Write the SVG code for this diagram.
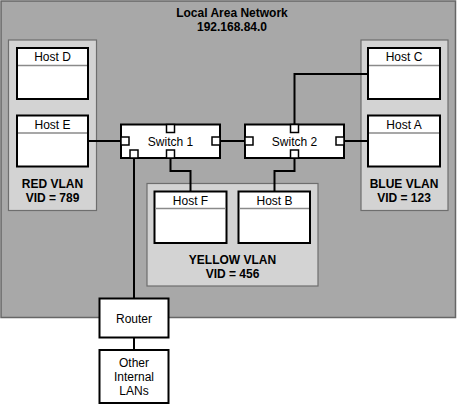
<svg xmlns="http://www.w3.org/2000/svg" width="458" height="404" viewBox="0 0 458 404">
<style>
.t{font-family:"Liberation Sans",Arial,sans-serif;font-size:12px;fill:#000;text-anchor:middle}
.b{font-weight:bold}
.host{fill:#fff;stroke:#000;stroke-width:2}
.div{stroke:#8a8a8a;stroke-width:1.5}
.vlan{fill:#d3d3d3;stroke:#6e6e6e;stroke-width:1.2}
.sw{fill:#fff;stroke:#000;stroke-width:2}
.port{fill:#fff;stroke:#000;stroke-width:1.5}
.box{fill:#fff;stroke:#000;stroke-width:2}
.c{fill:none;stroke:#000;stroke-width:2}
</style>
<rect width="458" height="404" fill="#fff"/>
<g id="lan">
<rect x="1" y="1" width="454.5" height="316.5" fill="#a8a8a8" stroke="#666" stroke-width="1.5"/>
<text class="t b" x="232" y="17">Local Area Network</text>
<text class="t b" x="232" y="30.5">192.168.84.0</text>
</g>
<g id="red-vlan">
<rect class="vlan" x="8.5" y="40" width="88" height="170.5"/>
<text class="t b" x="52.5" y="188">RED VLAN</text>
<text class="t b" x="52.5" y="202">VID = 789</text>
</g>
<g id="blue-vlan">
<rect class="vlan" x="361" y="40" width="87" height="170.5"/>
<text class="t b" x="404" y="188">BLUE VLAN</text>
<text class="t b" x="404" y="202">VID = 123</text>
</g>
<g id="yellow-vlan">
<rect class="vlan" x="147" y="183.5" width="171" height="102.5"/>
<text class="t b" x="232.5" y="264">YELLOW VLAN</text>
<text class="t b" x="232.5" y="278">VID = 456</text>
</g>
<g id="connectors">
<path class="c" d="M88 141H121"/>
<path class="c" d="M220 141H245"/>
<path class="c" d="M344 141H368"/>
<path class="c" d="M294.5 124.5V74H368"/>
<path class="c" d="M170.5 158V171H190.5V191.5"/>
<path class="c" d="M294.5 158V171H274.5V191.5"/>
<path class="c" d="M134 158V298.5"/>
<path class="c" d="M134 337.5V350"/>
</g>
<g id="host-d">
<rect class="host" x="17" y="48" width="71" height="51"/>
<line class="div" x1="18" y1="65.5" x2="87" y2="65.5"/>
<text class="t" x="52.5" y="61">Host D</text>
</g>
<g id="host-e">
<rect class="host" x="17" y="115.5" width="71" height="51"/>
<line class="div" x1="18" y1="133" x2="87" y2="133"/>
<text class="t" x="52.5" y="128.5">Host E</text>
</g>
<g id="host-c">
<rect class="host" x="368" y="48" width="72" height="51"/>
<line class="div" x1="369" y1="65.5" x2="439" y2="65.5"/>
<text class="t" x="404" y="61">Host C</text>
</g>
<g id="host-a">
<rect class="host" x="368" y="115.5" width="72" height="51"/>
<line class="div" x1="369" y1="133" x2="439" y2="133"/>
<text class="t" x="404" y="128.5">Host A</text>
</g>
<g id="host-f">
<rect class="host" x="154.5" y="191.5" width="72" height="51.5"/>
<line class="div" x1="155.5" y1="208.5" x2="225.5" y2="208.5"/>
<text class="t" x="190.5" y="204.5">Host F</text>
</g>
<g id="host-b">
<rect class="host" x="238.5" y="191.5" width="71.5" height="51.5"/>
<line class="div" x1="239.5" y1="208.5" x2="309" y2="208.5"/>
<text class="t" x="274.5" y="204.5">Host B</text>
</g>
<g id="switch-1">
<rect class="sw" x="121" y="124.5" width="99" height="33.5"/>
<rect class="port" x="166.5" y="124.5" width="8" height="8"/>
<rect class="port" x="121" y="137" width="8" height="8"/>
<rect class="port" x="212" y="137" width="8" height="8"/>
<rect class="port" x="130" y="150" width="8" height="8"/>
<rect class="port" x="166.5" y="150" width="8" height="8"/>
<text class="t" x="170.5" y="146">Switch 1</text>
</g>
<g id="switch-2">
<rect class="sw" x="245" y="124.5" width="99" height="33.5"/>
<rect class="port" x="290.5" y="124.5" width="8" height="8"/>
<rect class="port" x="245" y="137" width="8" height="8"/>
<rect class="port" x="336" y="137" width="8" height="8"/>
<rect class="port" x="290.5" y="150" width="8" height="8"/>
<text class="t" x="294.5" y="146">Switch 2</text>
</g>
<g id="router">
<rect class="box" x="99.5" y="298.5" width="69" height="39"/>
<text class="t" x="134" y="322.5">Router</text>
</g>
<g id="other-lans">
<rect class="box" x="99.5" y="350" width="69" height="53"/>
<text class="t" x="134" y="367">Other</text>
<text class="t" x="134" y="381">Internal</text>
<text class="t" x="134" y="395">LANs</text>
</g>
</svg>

----------------------------------------

AIM OF THE TASK => Except for the pictures, give all the material above again verbatim.

ANSWER BELOW =>
Write the SVG code for this diagram.
<svg xmlns="http://www.w3.org/2000/svg" width="458" height="404" viewBox="0 0 458 404">
<style>
.t{font-family:"Liberation Sans",Arial,sans-serif;font-size:12px;fill:#000;text-anchor:middle}
.b{font-weight:bold}
.host{fill:#fff;stroke:#000;stroke-width:2}
.div{stroke:#8a8a8a;stroke-width:1.5}
.vlan{fill:#d3d3d3;stroke:#6e6e6e;stroke-width:1.2}
.sw{fill:#fff;stroke:#000;stroke-width:2}
.port{fill:#fff;stroke:#000;stroke-width:1.5}
.box{fill:#fff;stroke:#000;stroke-width:2}
.c{fill:none;stroke:#000;stroke-width:2}
</style>
<rect width="458" height="404" fill="#fff"/>
<g id="lan">
<rect x="1" y="1" width="454.5" height="316.5" fill="#a8a8a8" stroke="#666" stroke-width="1.5"/>
<text class="t b" x="232" y="17">Local Area Network</text>
<text class="t b" x="232" y="30.5">192.168.84.0</text>
</g>
<g id="red-vlan">
<rect class="vlan" x="8.5" y="40" width="88" height="170.5"/>
<text class="t b" x="52.5" y="188">RED VLAN</text>
<text class="t b" x="52.5" y="202">VID = 789</text>
</g>
<g id="blue-vlan">
<rect class="vlan" x="361" y="40" width="87" height="170.5"/>
<text class="t b" x="404" y="188">BLUE VLAN</text>
<text class="t b" x="404" y="202">VID = 123</text>
</g>
<g id="yellow-vlan">
<rect class="vlan" x="147" y="183.5" width="171" height="102.5"/>
<text class="t b" x="232.5" y="264">YELLOW VLAN</text>
<text class="t b" x="232.5" y="278">VID = 456</text>
</g>
<g id="connectors">
<path class="c" d="M88 141H121"/>
<path class="c" d="M220 141H245"/>
<path class="c" d="M344 141H368"/>
<path class="c" d="M294.5 124.5V74H368"/>
<path class="c" d="M170.5 158V171H190.5V191.5"/>
<path class="c" d="M294.5 158V171H274.5V191.5"/>
<path class="c" d="M134 158V298.5"/>
<path class="c" d="M134 337.5V350"/>
</g>
<g id="host-d">
<rect class="host" x="17" y="48" width="71" height="51"/>
<line class="div" x1="18" y1="65.5" x2="87" y2="65.5"/>
<text class="t" x="52.5" y="61">Host D</text>
</g>
<g id="host-e">
<rect class="host" x="17" y="115.5" width="71" height="51"/>
<line class="div" x1="18" y1="133" x2="87" y2="133"/>
<text class="t" x="52.5" y="128.5">Host E</text>
</g>
<g id="host-c">
<rect class="host" x="368" y="48" width="72" height="51"/>
<line class="div" x1="369" y1="65.5" x2="439" y2="65.5"/>
<text class="t" x="404" y="61">Host C</text>
</g>
<g id="host-a">
<rect class="host" x="368" y="115.5" width="72" height="51"/>
<line class="div" x1="369" y1="133" x2="439" y2="133"/>
<text class="t" x="404" y="128.5">Host A</text>
</g>
<g id="host-f">
<rect class="host" x="154.5" y="191.5" width="72" height="51.5"/>
<line class="div" x1="155.5" y1="208.5" x2="225.5" y2="208.5"/>
<text class="t" x="190.5" y="204.5">Host F</text>
</g>
<g id="host-b">
<rect class="host" x="238.5" y="191.5" width="71.5" height="51.5"/>
<line class="div" x1="239.5" y1="208.5" x2="309" y2="208.5"/>
<text class="t" x="274.5" y="204.5">Host B</text>
</g>
<g id="switch-1">
<rect class="sw" x="121" y="124.5" width="99" height="33.5"/>
<rect class="port" x="166.5" y="124.5" width="8" height="8"/>
<rect class="port" x="121" y="137" width="8" height="8"/>
<rect class="port" x="212" y="137" width="8" height="8"/>
<rect class="port" x="130" y="150" width="8" height="8"/>
<rect class="port" x="166.5" y="150" width="8" height="8"/>
<text class="t" x="170.5" y="146">Switch 1</text>
</g>
<g id="switch-2">
<rect class="sw" x="245" y="124.5" width="99" height="33.5"/>
<rect class="port" x="290.5" y="124.5" width="8" height="8"/>
<rect class="port" x="245" y="137" width="8" height="8"/>
<rect class="port" x="336" y="137" width="8" height="8"/>
<rect class="port" x="290.5" y="150" width="8" height="8"/>
<text class="t" x="294.5" y="146">Switch 2</text>
</g>
<g id="router">
<rect class="box" x="99.5" y="298.5" width="69" height="39"/>
<text class="t" x="134" y="322.5">Router</text>
</g>
<g id="other-lans">
<rect class="box" x="99.5" y="350" width="69" height="53"/>
<text class="t" x="134" y="367">Other</text>
<text class="t" x="134" y="381">Internal</text>
<text class="t" x="134" y="395">LANs</text>
</g>
</svg>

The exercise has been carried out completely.